China, World Bank plan industrial development zones for Africa

Café Sentido | 14 December 2009

Evelyn Winston Perez

The World Bank is working with the Chinese government to fund major industrial development in specific areas across Africa, as part of an effort to spur development and create jobs. The effort is needed in order to breathe new life into African cities that are experiencing population explosions, with little new investment to match the demand for resources and jobs. But three key factors raise questions about whether the China plan for African industry will be good for Africa.

Those factors are human rights, environmental protection and the legitimacy of governments associated with the ramping up of Chinese investment. China has been heavily criticized for taking advantage of politically precarious situations to win favorable investment conditions, leading to Chinese money and technology helping to prop up sometimes brutal regimes. It has also been criticized for alleged plans to use Africa as a colonial dumping ground for its own industrial waste.

And the question of human rights is crucial: China has long resisted nearly any effort by the international community to lobby on behalf of downtrodden minorities or dissidents in any country, a policy generally considered to mirror Beijing’s concern that its own internal power would be destabilized if intense international scrutiny of its rights standards were permitted and/or published. China’s censorship and persecution of dissidents is thought to be a threat to already fragile democracies in Africa.

But the Chinese investment goes beyond the admittedly fearsome complexities of those three main points. The depletion of Africa’s resources is already a serious problem for nearly every nation on the continent, and China is very explicitly seeking to expand its own direct exploitation of those already scarce resources. China is facing a severe crisis in food production, with grazing ranges and arable land being reduced dramatically by desertification and industrialization.

As a result, China is seeking to lease or buy land in countries in several African countries, including Zambia and Mozambique, as well as Russia, the Philippines, Australia, Myanmar, Kazakhstan and Brazil. In the Democratic Republic of Congo —a desperately poor country whose abundance of natural resources has made it the site of a catastrophic regional proxy war in which 5 million lives have been lost— China has secured a lease for 50% more land than the entire nation devotes to growing corn, its staple food, for 66 million of its own people.

What’s more, human-induced climate destabilization is having a more direct impact on Africa than on any other continent, in part due to already unfavorable climate patterns, and so geography, but also due to the inability of governments to adequately fund both sustainable practices and the regulatory regimes necessary to maintain stable conditions for climate-sustainable practices. China is fast catching up to and will likely soon eclipse the United States as the world’s leading emitter of greenhouse gases.

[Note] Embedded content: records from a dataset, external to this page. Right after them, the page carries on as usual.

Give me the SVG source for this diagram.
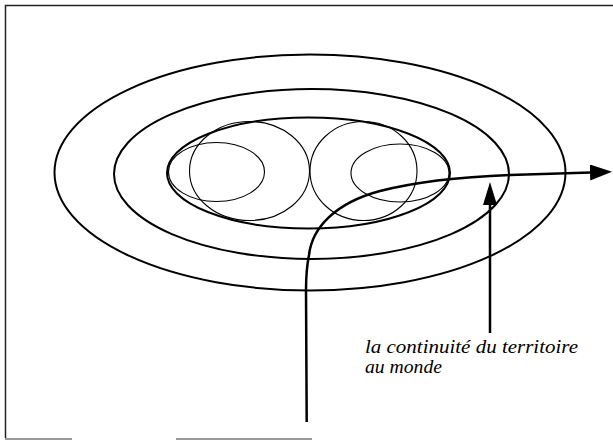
<svg xmlns="http://www.w3.org/2000/svg" width="613" height="440" viewBox="0 0 613 440">
<defs>
<style>
.frame{fill:none;stroke:#222;stroke-width:1.5}
.frame2{fill:none;stroke:#777;stroke-width:1.5}
.thick{fill:none;stroke:#000;stroke-width:2}
.thin{fill:none;stroke:#000;stroke-width:1.1}
.conn{fill:none;stroke:#000;stroke-width:2.5}
.lbl{font-family:"Liberation Serif","Times New Roman",serif;font-style:italic;font-size:18px;fill:#000}
</style>
<marker id="ah" markerWidth="24" markerHeight="18" refX="1" refY="8" orient="auto" markerUnits="userSpaceOnUse">
<path d="M0,0 L22,8 L0,16 Z" fill="#000"/>
</marker>
<marker id="ah2" markerWidth="24" markerHeight="16" refX="1" refY="7" orient="auto" markerUnits="userSpaceOnUse">
<path d="M0,0 L23,7 L0,14 Z" fill="#000"/>
</marker>
</defs>
<rect width="613" height="440" fill="#fff"/>
<g id="frame">
<path class="frame" d="M5.5,438 L5.5,5.5 L613,5.5"/>
<path class="frame2" d="M5,439 L72,439 M176,439 L312,439"/>
</g>
<g id="outer"><ellipse class="thick" cx="310" cy="172.5" rx="255.5" ry="118"/></g>
<g id="middle"><ellipse class="thick" cx="311.5" cy="174" rx="197.5" ry="85"/></g>
<g id="inner"><ellipse class="thick" cx="308.5" cy="173" rx="141.5" ry="55.5"/></g>
<g id="left-circle"><ellipse class="thin" cx="249.5" cy="171" rx="60" ry="49.5"/></g>
<g id="right-circle"><ellipse class="thin" cx="363.5" cy="171" rx="53.5" ry="49.5"/></g>
<g id="left-small"><ellipse class="thin" cx="216.5" cy="172" rx="48" ry="29.5"/></g>
<g id="right-small"><ellipse class="thin" cx="400" cy="173" rx="49" ry="29"/></g>
<g id="connectors">
<path class="conn" d="M306.7,422 L306,290 C306,270 308,260 309,255 C312,228 335,203 380,191 C415,182 460,177 510,175 L591,172.5" marker-end="url(#ah)"/>
<path class="conn" d="M490,333 L490,204" stroke-width="2" marker-end="url(#ah2)"/>
</g>
<g id="label">
<text class="lbl" x="365" y="353.3" textLength="213" lengthAdjust="spacingAndGlyphs">la continuité du territoire</text>
<text class="lbl" x="365" y="372.7" textLength="77" lengthAdjust="spacingAndGlyphs">au monde</text>
</g>
</svg>
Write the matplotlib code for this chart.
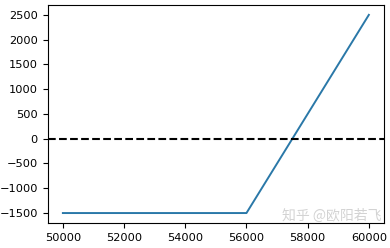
import matplotlib
matplotlib.use("Agg")
import matplotlib.pyplot as plt

prices = [50000, 56000, 60000]
payoff = [-1500, -1500, 2500]
zero_level = 0
watermark = "知乎 @欧阳若飞"

fig = plt.figure(figsize=(3.9, 2.48), dpi=100)
ax = fig.add_axes([0.122, 0.101, 0.863, 0.879])
ax.plot(prices, payoff, color="#2a78a8", lw=1.4)
ax.axhline(zero_level, color="black", ls="--", lw=1.5)
ax.set_xticks([50000, 52000, 54000, 56000, 58000, 60000])
ax.set_yticks([-1500, -1000, -500, 0, 500, 1000, 1500, 2000, 2500])
ax.tick_params(labelsize=8.2)
fig.text(0.722, 0.115, watermark, fontsize=10, color="#c8c8c8", alpha=0.8,
         family=["Noto Sans CJK SC", "DejaVu Sans"])
fig.savefig("out.png", dpi=100)
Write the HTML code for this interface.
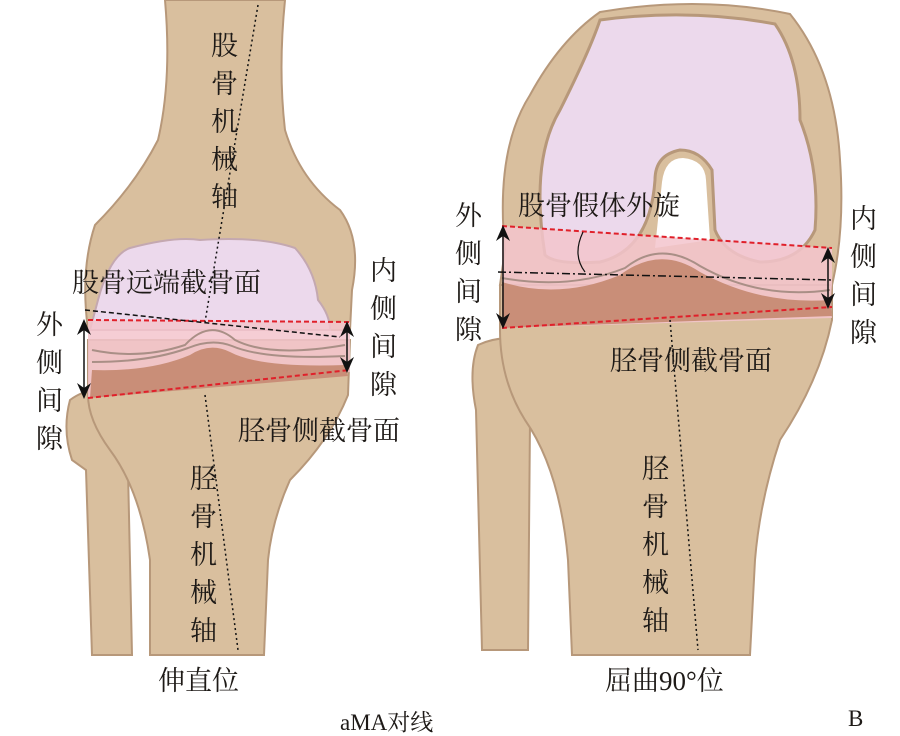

This means Chinese industrial expansion, whether in China or in Africa, poses a direct threat to the environmental, economic and political stability of African societies, and therefore a significant conflict of interest for the African populations whose governments would be negotiating with the World Bank to secure fresh Chinese investment. There are significant reasons for concern about what strings come attached to that investment, like a demand for neglect of environmental concerns or an incentive to slow democratic progress.

In much of Africa, infrastructure is failing or non-existent, with only one in four having regular access to electricity, while one in four also lack access to safe drinking water. This crisis-level situation, across whole regions, helps explain the appeal of China’s investment strategy. But African nations will have to study very closely what the impact of any specific project will be on their local environment, living conditions, political freedoms, and economic dynamism. Standards should be adopted that require both Chinese entities operating or investing in Africa and the local authorities, to meet certain criteria that advance the interests of the population on each of these fronts.